▶ **AIM**
Pick out every line of the entries below where "this" occurs, and copy those lines.

▶ **DATASET ROWS**
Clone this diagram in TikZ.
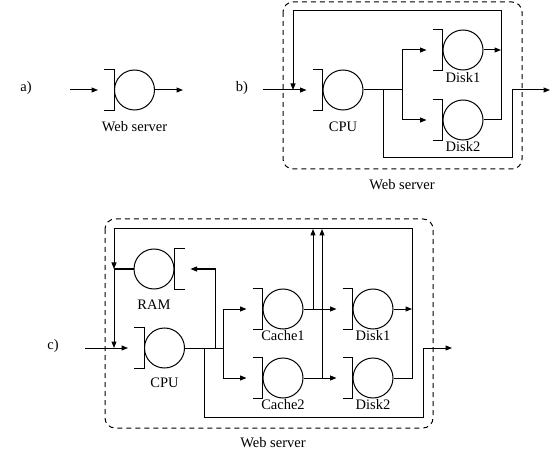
\documentclass[tikz,border=0pt]{standalone}
\usepackage{fontspec}
\setmainfont{Liberation Serif}
\usetikzlibrary{arrows.meta,calc}
\newcommand\brkL[1]{\draw ($(#1.west |- #1.north)+(-10pt,0pt)$) -- (#1.west |- #1.north) -- (#1.west |- #1.south) -- ($(#1.west |- #1.south)+(-10pt,0pt)$);}
\newcommand\brkR[1]{\draw ($(#1.east |- #1.north)+(10pt,0pt)$) -- (#1.east |- #1.north) -- (#1.east |- #1.south) -- ($(#1.east |- #1.south)+(10pt,0pt)$);}
\begin{document}
\begin{tikzpicture}[x=1pt,y=-1pt,line width=1pt,
  >={Triangle[length=6.5pt,width=5pt]},
  srv/.style={circle,draw,minimum size=40pt,inner sep=0pt},
  lbl/.style={inner sep=0pt,font=\fontsize{14.5}{17}\selectfont},
  boxline/.style={dash pattern=on 5pt off 4pt,rounded corners=10pt}]
\useasboundingbox (0,0) rectangle (557,457);

% ---------- a)
\node[lbl] (la) at (26,88) {a)};
\node[srv] (wa) at (134.5,90) {};
\brkL{wa}
\node[lbl] (wal) at (134.5,127) {Web server};
\coordinate (ain) at (70,90);
\coordinate (aout) at (183,90);
\draw[->] (ain) -- ($(wa.west)+(-16pt,0pt)$);
\draw[->] (wa.east) -- (aout);

% ---------- b)
\node[lbl] (lb) at (242,88) {b)};
\draw[boxline] (283,2) rectangle (522,169);
\node[srv] (cpub) at (343,90) {};
\node[srv] (d1b) at (463,50) {};
\node[srv] (d2b) at (463,120) {};
\brkL{cpub}\brkL{d1b}\brkL{d2b}
\node[lbl] (cpubl) at (343,127) {CPU};
\node[lbl] (d1bl) at (463,78) {Disk1};
\node[lbl] (d2bl) at (463,147) {Disk2};
\node[lbl] (wbl) at (402,185) {Web server};
\coordinate (bin) at (263,90);
\coordinate (bfb) at (293,90);
\coordinate (btl) at (293,11);
\coordinate (btr) at (501,11);
\coordinate (bj1) at (501,50);
\coordinate (bj2) at (501,120);
\coordinate (bsp) at (402,90);
\coordinate (bs1) at (402,50);
\coordinate (bs2) at (402,120);
\coordinate (bby) at (383,90);
\coordinate (bbl) at (383,158);
\coordinate (bbr) at (512,158);
\coordinate (bbu) at (512,90);
\coordinate (bout) at (550,90);
\draw[->] (bin) -- ($(cpub.west)+(-16pt,0pt)$);
\draw (cpub.east) -- (bsp);
\draw (bs1) -- (bs2);
\draw[->] (bs1) -- ($(d1b.west)+(-16pt,0pt)$);
\draw[->] (bs2) -- ($(d2b.west)+(-16pt,0pt)$);
\draw[->] (d1b.east) -- (bj1);
\draw[->] (d2b.east) -- (bj2) -- (btr) -- (btl) -- (bfb);
\draw[->] (bby) -- (bbl) -- (bbr) -- (bbu) -- (bout);

% ---------- c)
\node[lbl] (lc) at (53,346) {c)};
\draw[boxline] (105,219) rectangle (433,428);
\node[srv] (ram) at (154,269) {};
\node[srv] (cpuc) at (164.5,348) {};
\node[srv] (c1) at (283,309) {};
\node[srv] (c2) at (283,378) {};
\node[srv] (d1c) at (373,309) {};
\node[srv] (d2c) at (373,378) {};
\brkR{ram}\brkL{cpuc}\brkL{c1}\brkL{c2}\brkL{d1c}\brkL{d2c}
\node[lbl] (raml) at (154,305) {RAM};
\node[lbl] (cpucl) at (164.5,383) {CPU};
\node[lbl] (c1l) at (283,336) {Cache1};
\node[lbl] (c2l) at (283,405) {Cache2};
\node[lbl] (d1cl) at (373,336) {Disk1};
\node[lbl] (d2cl) at (373,405) {Disk2};
\node[lbl] (wcl) at (273,443) {Web server};
\coordinate (cin) at (85,348);
\coordinate (ctl) at (114,229);
\coordinate (ctr) at (412,229);
\coordinate (cfr) at (114,269);
\coordinate (cfc) at (114,348);
\coordinate (cj1) at (412,309);
\coordinate (cj2) at (412,378);
\coordinate (csp) at (223,348);
\coordinate (cs1) at (223,309);
\coordinate (cs2) at (223,378);
\coordinate (crb) at (215,348);
\coordinate (crt) at (215,269);
\coordinate (cby) at (204,348);
\coordinate (cbl) at (204,417);
\coordinate (cbr) at (423,417);
\coordinate (cbu) at (423,348);
\coordinate (cout) at (452,348);
\coordinate (cu1) at (313,309);
\coordinate (cu1t) at (313,229);
\coordinate (cu2) at (322,378);
\coordinate (cu2t) at (322,229);
\draw[->] (cin) -- ($(cpuc.west)+(-16pt,0pt)$);
\draw[->] (d2c.east) -- (cj2) -- (ctr) -- (ctl) -- (cfr);
\draw[->] (cfr) -- (cfc);
\draw (cfr) -- (ram.west);
\draw[->] (d1c.east) -- (cj1);
\draw (cpuc.east) -- (csp);
\draw (cs1) -- (cs2);
\draw[->] (cs1) -- ($(c1.west)+(-16pt,0pt)$);
\draw[->] (cs2) -- ($(c2.west)+(-16pt,0pt)$);
\draw[->] (crb) -- (crt) -- ($(ram.east)+(16pt,0pt)$);
\draw[->] (cby) -- (cbl) -- (cbr) -- (cbu) -- (cout);
\draw[->] (c1.east) -- ($(d1c.west)+(-16pt,0pt)$);
\draw[->] (c2.east) -- ($(d2c.west)+(-16pt,0pt)$);
\draw[->] (cu1) -- (cu1t);
\draw[->] (cu2) -- (cu2t);
\end{tikzpicture}
\end{document}
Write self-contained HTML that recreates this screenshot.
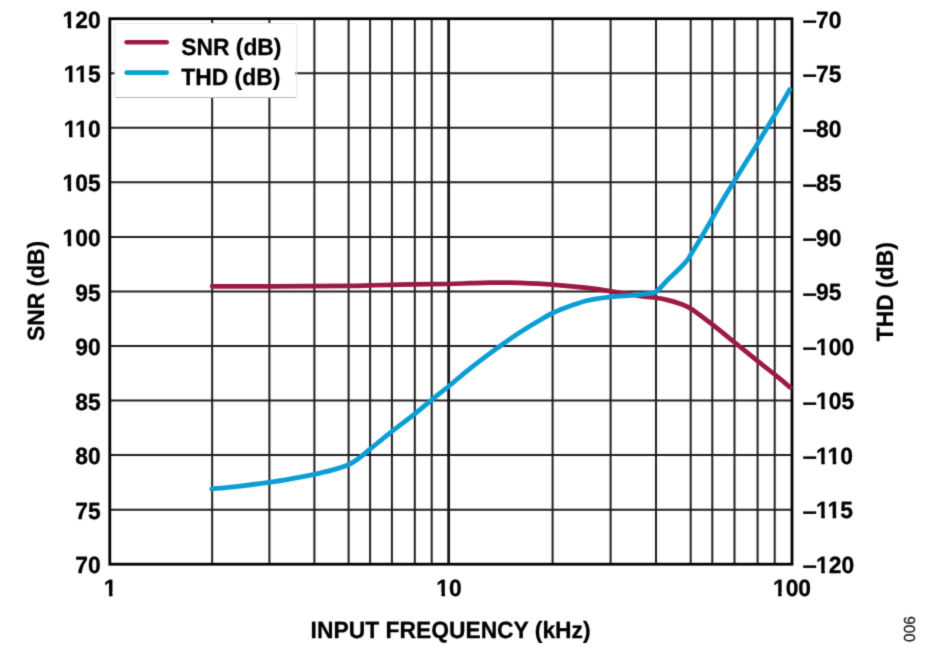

▶ **WRITTEN SOLUTION**
Clone this diagram in TikZ.
Write self-contained HTML that recreates this screenshot.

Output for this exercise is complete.